About half of the oldest boomers, born in 1946, have left their employer for good, according to a MetLife report. But 21% remain on the job full time and 12% are working part time. They have delayed retirement for reasons that range from hardship to simply wanting to stay in the game longer. On average, they now want to retire at 71; in 2008 the target retirement age was 66.

(MORE: Act Your Age? Not If You Hope to Escape Age Discrimination)

As the oldest boomers blaze the trail into an extended working life, increasingly they are experiencing classic age discrimination. One in five workers between 45 and 74 say they have been turned down for a job because of age, AARP reports. About one in 10 say they were passed up for a promotion, laid off or denied access to career development because of their age.

Even those oldest boomers not held back professionally because of age may experience something called microaggressions, which are “brief and commonplace daily verbal, behavioral, and environmental indignities, whether intentional or unintentional, that communicate hostile, derogatory or negative racial slights and insults to the target person or group,” according to research out of Columbia University.

These same indignities can be age related, according to researchers at the Sloan Center on Aging.
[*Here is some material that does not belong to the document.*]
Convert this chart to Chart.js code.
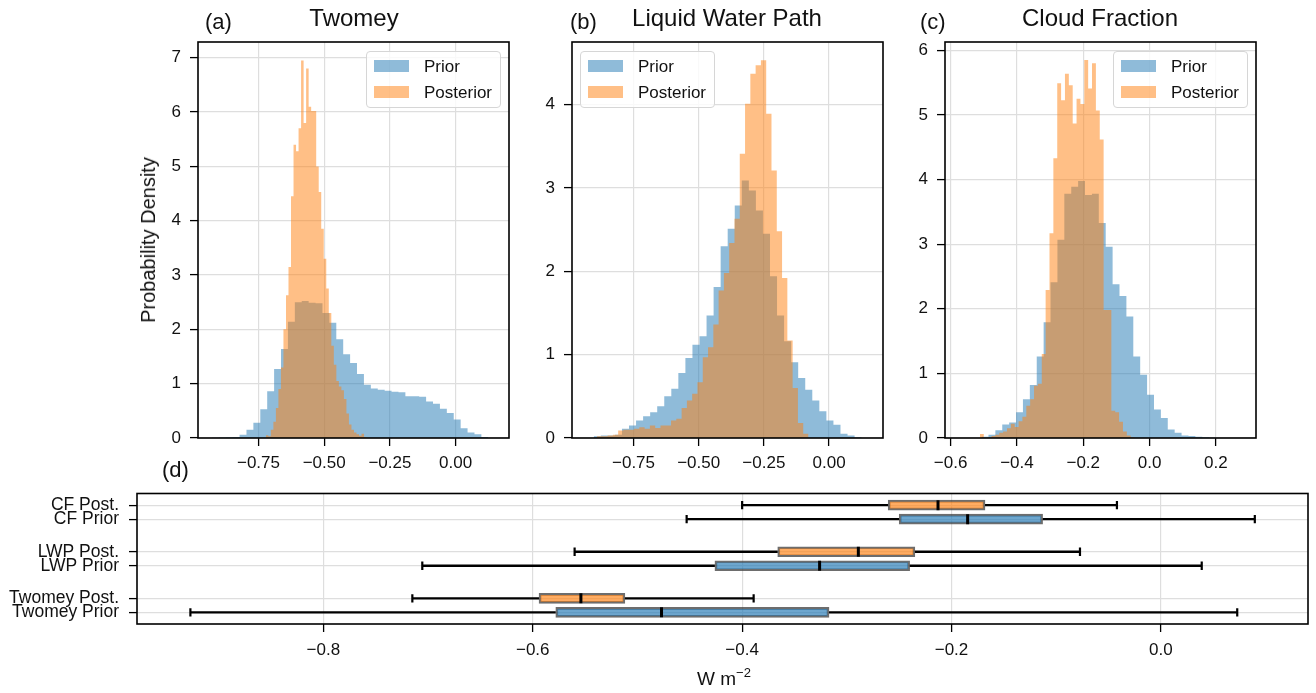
<!DOCTYPE html>
<html>
<head>
<meta charset="utf-8">
<script src="https://cdn.jsdelivr.net/npm/chart.js@4.4.1/dist/chart.umd.min.js"></script>
<style>
  body { margin: 0; background: #fff; width: 1316px; height: 693px; position: relative; overflow: hidden;
         font-family: "Liberation Sans", Arial, sans-serif; color: #111; }
  canvas { position: absolute; }
  .txt { position: absolute; white-space: nowrap; line-height: 1; }
  .title { font-size: 24px; transform: translateX(-50%); }
  .panel { font-size: 22px; }
  .legend { position: absolute; width: 135px; height: 57px; box-sizing: border-box;
            border: 1.5px solid #d6d6d6; border-radius: 4px; background: rgba(255,255,255,0.8); }
  .legend .patch { position: absolute; left: 7px; width: 35px; height: 12px; }
  .legend .lab { position: absolute; left: 57px; font-size: 17px; line-height: 1; }
  .prior { background: rgba(31,119,180,0.5); }
  .post { background: rgba(255,127,14,0.5); }
</style>
</head>
<body>
<canvas id="histA"></canvas>
<canvas id="histB"></canvas>
<canvas id="histC"></canvas>
<canvas id="boxD"></canvas>

<div class="txt panel" style="left:205px;top:11px">(a)</div>
<div class="txt title" style="left:354px;top:6px">Twomey</div>
<div class="txt panel" style="left:570px;top:11px">(b)</div>
<div class="txt title" style="left:727px;top:6px">Liquid Water Path</div>
<div class="txt panel" style="left:920px;top:11px">(c)</div>
<div class="txt title" style="left:1100px;top:6px">Cloud Fraction</div>
<div class="txt panel" style="left:162px;top:459px">(d)</div>
<div class="txt" style="left:148px;top:240px;font-size:20px;transform:translate(-50%,-50%) rotate(-90deg)">Probability Density</div>
<div class="txt" style="left:724px;top:669px;font-size:19px;transform:translateX(-50%)">W m<span style="font-size:13px;position:relative;top:-8px">−2</span></div>

<div class="legend" style="left:366px;top:51px">
  <div class="patch prior" style="top:8px"></div><div class="lab" style="top:6px">Prior</div>
  <div class="patch post" style="top:34px"></div><div class="lab" style="top:32px">Posterior</div>
</div>
<div class="legend" style="left:580px;top:51px">
  <div class="patch prior" style="top:8px"></div><div class="lab" style="top:6px">Prior</div>
  <div class="patch post" style="top:34px"></div><div class="lab" style="top:32px">Posterior</div>
</div>
<div class="legend" style="left:1113px;top:51px">
  <div class="patch prior" style="top:8px"></div><div class="lab" style="top:6px">Prior</div>
  <div class="patch post" style="top:34px"></div><div class="lab" style="top:32px">Posterior</div>
</div>

<script>
// ----- histogram data (densities per bin) -----
const twomeyPriorStart = -0.927, twomeyPriorWidth = 0.02628;
const twomeyPrior = [0.005, 0.01, 0.015, 0.02, 0.06, 0.15, 0.28, 0.53, 0.86, 1.27,
  1.64, 2.14, 2.50, 2.52, 2.49, 2.48, 2.30, 2.12, 1.82, 1.54,
  1.38, 1.18, 0.98, 0.91, 0.89, 0.87, 0.85, 0.84, 0.77, 0.77,
  0.76, 0.67, 0.63, 0.54, 0.46, 0.34, 0.18, 0.10, 0.07, 0.02];
const twomeyPostStart = -0.722, twomeyPostWidth = 0.00958;
const twomeyPost = [0.05, 0.03, 0.15, 0.30, 0.55, 0.90, 1.30, 2.00, 2.63, 3.15,
  4.45, 5.40, 5.28, 5.70, 6.95, 5.80, 6.80, 6.10, 6.02, 6.02,
  5.00, 4.53, 3.85, 3.30, 2.75, 2.30, 1.70, 1.35, 1.05, 0.95,
  0.88, 0.72, 0.45, 0.25, 0.15, 0.10, 0.07, 0.04, 0.08, 0.02];

const lwpPriorStart = -0.9025, lwpPriorWidth = 0.02704;
const lwpPrior = [0.02, 0.03, 0.03, 0.04, 0.11, 0.15, 0.21, 0.26, 0.31, 0.38,
  0.50, 0.59, 0.78, 0.96, 1.12, 1.22, 1.47, 1.81, 2.30, 2.51,
  2.79, 3.09, 2.97, 2.73, 2.45, 1.94, 1.47, 1.16, 0.91, 0.72,
  0.58, 0.45, 0.32, 0.21, 0.16, 0.05, 0.03, 0.01];
const lwpPostStart = -0.890, lwpPostWidth = 0.02028;
const lwpPost = [0.02, 0.02, 0.03, 0.04, 0.09, 0.10, 0.10, 0.11, 0.13, 0.11,
  0.15, 0.12, 0.15, 0.15, 0.21, 0.23, 0.36, 0.45, 0.53, 0.67,
  0.97, 1.09, 1.36, 1.77, 1.98, 2.34, 2.63, 3.41, 4.01, 4.37,
  4.47, 4.53, 3.89, 3.21, 2.48, 1.92, 1.17, 0.60, 0.18, 0.05];

const cfPriorStart = -0.5067, cfPriorWidth = 0.0208;
const cfPrior = [0.02, 0.05, 0.12, 0.21, 0.24, 0.40, 0.60, 0.82, 1.26, 1.79,
  2.41, 3.07, 3.78, 3.89, 3.98, 3.76, 3.78, 3.33, 2.96, 2.38,
  2.20, 1.88, 1.26, 0.98, 0.67, 0.44, 0.31, 0.13, 0.08, 0.04,
  0.03, 0.02, 0.01, 0.005];
const cfPostStart = -0.5117, cfPostWidth = 0.01166;
const cfPost = [0.06, 0.0, 0.01, 0.03, 0.05, 0.08, 0.10, 0.15, 0.22, 0.17,
  0.26, 0.33, 0.50, 0.60, 0.81, 0.84, 1.30, 2.29, 3.17, 4.33,
  5.49, 5.23, 5.64, 5.46, 4.87, 5.25, 5.17, 5.85, 5.41, 5.80,
  5.07, 4.62, 1.98, 1.98, 0.42, 0.40, 0.25, 0.10, 0.04, 0.01];

// ----- box plot data -----
const boxLabels = ['Twomey Prior', 'Twomey Post.', 'LWP Prior', 'LWP Post.', 'CF Prior', 'CF Post.'];
const boxMin = [-0.927, -0.715, -0.7055, -0.560, -0.453, -0.400];
const boxQ1  = [-0.578, -0.594, -0.426, -0.366, -0.250, -0.2605];
const boxMed = [-0.477, -0.554, -0.326, -0.289, -0.1846, -0.2129];
const boxQ3  = [-0.317, -0.512, -0.240, -0.235, -0.113, -0.168];
const boxMax = [0.0729, -0.389, 0.039, -0.0773, 0.0897, -0.042];

// ----- tick values -----
const histTicks2 = [-0.75, -0.5, -0.25, 0];
const histTicksC = [-0.6, -0.4, -0.2, 0, 0.2];
const boxTicks = [-0.8, -0.6, -0.4, -0.2, 0];

Chart.defaults.font.family = '"Liberation Sans", Arial, sans-serif';
Chart.defaults.font.size = 17;
Chart.defaults.color = '#111';

const PRIOR_FILL = 'rgba(31,119,180,0.5)';
const POST_FILL = 'rgba(255,127,14,0.5)';
const GRID = '#dedede';

// minus sign like matplotlib
function fmt(v, dec) {
  if (Math.abs(v) < 1e-9) v = 0;
  return v.toFixed(dec).replace('-', '\u2212');
}

// histogram outline: flat top over each bin
function histPoints(start, width, dens) {
  const pts = [];
  dens.forEach((h, i) => {
    pts.push({ x: start + i * width, y: h });
    pts.push({ x: start + (i + 1) * width, y: h });
  });
  return pts;
}

// black box around the plot area
const frame = {
  id: 'frame',
  afterDraw(chart) {
    const { ctx, chartArea: a } = chart;
    ctx.save();
    ctx.strokeStyle = '#000';
    ctx.lineWidth = 1.6;
    ctx.strokeRect(a.left, a.top, a.right - a.left, a.bottom - a.top);
    ctx.restore();
  }
};

function placeCanvas(id, area, pad) {
  const c = document.getElementById(id);
  const w = area.r - area.l + pad.l + pad.r;
  const h = area.b - area.t + pad.t + pad.b;
  c.width = w; c.height = h;
  c.style.left = (area.l - pad.l) + 'px';
  c.style.top = (area.t - pad.t) + 'px';
  c.style.width = w + 'px';
  c.style.height = h + 'px';
  return c;
}

function axisOpts(min, max, ticks, labelFn, fitSize, isX, pad) {
  return {
    type: 'linear', min: min, max: max, offset: false,
    afterFit: s => { if (isX) s.height = fitSize; else s.width = fitSize; },
    afterBuildTicks: s => { s.ticks = ticks.map(v => ({ value: v })); },
    ticks: { autoSkip: false, maxRotation: 0, padding: pad, callback: labelFn },
    grid: { offset: false, color: GRID, lineWidth: 1.2, tickColor: '#000', tickLength: 8, tickWidth: 1.3 },
    border: { display: false }
  };
}

function makeHist(id, area, xr, xt, xdec, ymax, yt, prior, post) {
  const pad = { l: 70, t: 20, r: 20, b: 50 };
  const c = placeCanvas(id, area, pad);
  return new Chart(c.getContext('2d'), {
    type: 'line',
    data: {
      datasets: [
        { label: 'Prior', data: histPoints(prior[0], prior[1], prior[2]), fill: 'origin',
          backgroundColor: PRIOR_FILL, borderColor: 'rgba(0,0,0,0)', borderWidth: 0, pointRadius: 0, order: 1 },
        { label: 'Posterior', data: histPoints(post[0], post[1], post[2]), fill: 'origin',
          backgroundColor: POST_FILL, borderColor: 'rgba(0,0,0,0)', borderWidth: 0, pointRadius: 0, order: 0 }
      ]
    },
    options: {
      responsive: false, animation: false, events: [],
      layout: { padding: { left: 0, top: pad.t, right: pad.r, bottom: 0 } },
      plugins: { legend: { display: false }, tooltip: { enabled: false } },
      scales: {
        x: axisOpts(xr[0], xr[1], xt, v => fmt(v, xdec), pad.b, true, 7.5),
        y: axisOpts(0, ymax, yt, v => fmt(v, 0), pad.l, false, 9)
      }
    },
    plugins: [frame]
  });
}

makeHist('histA', { l: 198, t: 42, r: 509, b: 438 }, [-0.980, 0.203], histTicks2, 2, 7.29, [0, 1, 2, 3, 4, 5, 6, 7],
  [twomeyPriorStart, twomeyPriorWidth, twomeyPrior], [twomeyPostStart, twomeyPostWidth, twomeyPost]);
makeHist('histB', { l: 572, t: 42, r: 883, b: 438 }, [-0.986, 0.207], histTicks2, 2, 4.75, [0, 1, 2, 3, 4],
  [lwpPriorStart, lwpPriorWidth, lwpPrior], [lwpPostStart, lwpPostWidth, lwpPost]);
makeHist('histC', { l: 945, t: 42, r: 1256, b: 438 }, [-0.617, 0.321], histTicksC, 1, 6.13, [0, 1, 2, 3, 4, 5, 6],
  [cfPriorStart, cfPriorWidth, cfPrior], [cfPostStart, cfPostWidth, cfPost]);

// ----- box plot (d) -----
const rowPos = boxLabels.map((_, i) => 1 + Math.floor(i / 2) + (i % 2 ? 0.15 : -0.15));
const boxFill = boxLabels.map((_, i) => i % 2 ? 'rgba(255,127,14,0.65)' : 'rgba(31,119,180,0.65)');

const whiskerPts = [];
const capPts = [];
boxLabels.forEach((_, i) => {
  const p = rowPos[i];
  whiskerPts.push({ x: boxMin[i], y: p }, { x: boxQ1[i], y: p }, { x: boxQ1[i], y: null });
  whiskerPts.push({ x: boxQ3[i], y: p }, { x: boxMax[i], y: p }, { x: boxMax[i], y: null });
  capPts.push({ x: boxMin[i], y: p }, { x: boxMax[i], y: p });
});

const padD = { l: 136, t: 20, r: 5, b: 50 };
const cD = placeCanvas('boxD', { l: 137, t: 493, r: 1311, b: 624 }, padD);
const yBox = axisOpts(0.6, 3.4, rowPos, (v, i) => boxLabels[i], padD.l, false, 10);
yBox.ticks.font = { size: 17.5 };
new Chart(cD.getContext('2d'), {
  type: 'bar',
  data: {
    datasets: [
      { type: 'scatter', label: 'Median', data: boxLabels.map((_, i) => ({ x: boxMed[i], y: rowPos[i] })),
        pointStyle: 'line', pointRotation: 90, pointRadius: 5, pointBorderWidth: 3,
        pointBorderColor: '#000', order: 0 },
      { type: 'scatter', label: 'Caps', data: capPts,
        pointStyle: 'line', pointRotation: 90, pointRadius: 4.2, pointBorderWidth: 2.2,
        pointBorderColor: '#000', order: 1 },
      { type: 'bar', label: 'IQR', indexAxis: 'y',
        data: boxLabels.map((_, i) => ({ x: [boxQ1[i], boxQ3[i]], y: rowPos[i] })),
        backgroundColor: boxFill, borderColor: 'rgba(60,60,60,0.75)', borderWidth: 2,
        borderSkipped: false, barThickness: 10, order: 2 },
      { type: 'line', label: 'Whiskers', data: whiskerPts, borderColor: '#000', borderWidth: 2.3,
        pointRadius: 0, spanGaps: false, fill: false, order: 3 }
    ]
  },
  options: {
    responsive: false, animation: false, events: [],
    layout: { padding: { left: 0, top: padD.t, right: padD.r, bottom: 0 } },
    plugins: { legend: { display: false }, tooltip: { enabled: false } },
    scales: {
      x: axisOpts(-0.978, 0.1405, boxTicks, v => fmt(v, 1), padD.b, true, 8),
      y: yBox
    }
  },
  plugins: [frame]
});
</script>
</body>
</html>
Often, the younger workers responsible for a subtle snub or dismissive look aren’t even aware of the slight. Yet terms like “geezer” and “gramps” in the context of a work function “affect older workers in the same way that they do members of racial minorities, eroding self-esteem,” write the Sloan Center researchers.

“Our findings suggest that negative attitudes toward late-career workers do in fact affect these workers’ engagement with their jobs and ultimately their mental health,” the researchers write, adding that this takes enough of a toll on their productivity that employers should pay attention and weed out the microaggressions for the good of the company as well as the older employees.

One suggestion is to redesign jobs in ways that clarify the significance of an older employee’s tasks and offer older employees more autonomy and flexibility. Older workers have legal options when it comes to overt age discrimination, which is on the rise. But microaggressions aren’t so easy to answer.